The rock band Oasis may have warned in the distant past about the perils of looking back in anger, but, evidently, England rugby boss Bill Sweeney wasn’t a fan.
How else can his long-time desire to prove Steve Hansen wrong be explained?
An evening with the former Wales coach more than a decade ago still raises Sweeney’s hackles when he thinks about it, seeing as the then All Blacks assistant coach offered up a withering assessment of English rugby.
Rugby Football Union CEO Sweeney was working for Adidas when he attended a dinner-date with Hansen and a posse of All Blacks. The get-together didn’t cheer the future England rugby chief and what Graham Henry’s then deputy said has since stuck with him - and is motivating him even today as he looks to show Hansen he was wide of the mark.
In an in-depth interview with the Rugby Journal magazine, Sweeney said: “Whenever the All Blacks were playing the northern hemisphere, they would send eight or nine players across to Nuremberg and they would be there for a week and they do product testing and marketing appearances.
“I would always deal with them and their favourite restaurant was a Japanese restaurant in the centre of town and I was there one night with the likes of Dan Carter, Ma’a Nonu and Steve Hansen.
“At one point Steve stood up, raised his glass and made a toast, saying: ‘You are the only Englishman in here and you won the World Cup in 2003, so fantastic, well done, but you will never win one again’.
“He basically said we didn’t have the systems in place for sustained success, we’re just not set up to continually win. We had a great set of players in 2003, but that’s it, we’ll never win again. And that’s what really stuck with me.

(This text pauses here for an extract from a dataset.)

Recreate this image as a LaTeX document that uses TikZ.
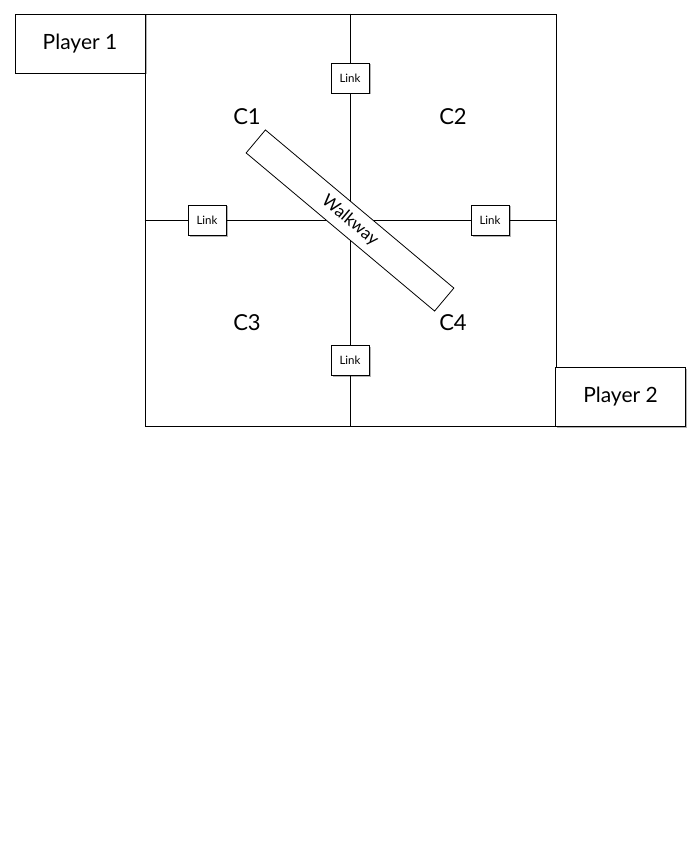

“I’d love to leave behind the best world-class, high-performance system in the world, one where we have always got a chance of winning a Grand Slam and we are always going to be in the last four at the World Cup.
“And then I can shove it up Steve Hansen’s…nose one day.”
England hope Conor O’Shea’s appointment as high-performance boss will further strengthen their structure and help give them the levels of consistency that Hansen suggested were absent in their game.
England reached World Cup finals in 2007 and 2019 but have won just one Grand Slam since 2003, with Wales winning four and France and Ireland claiming two apiece.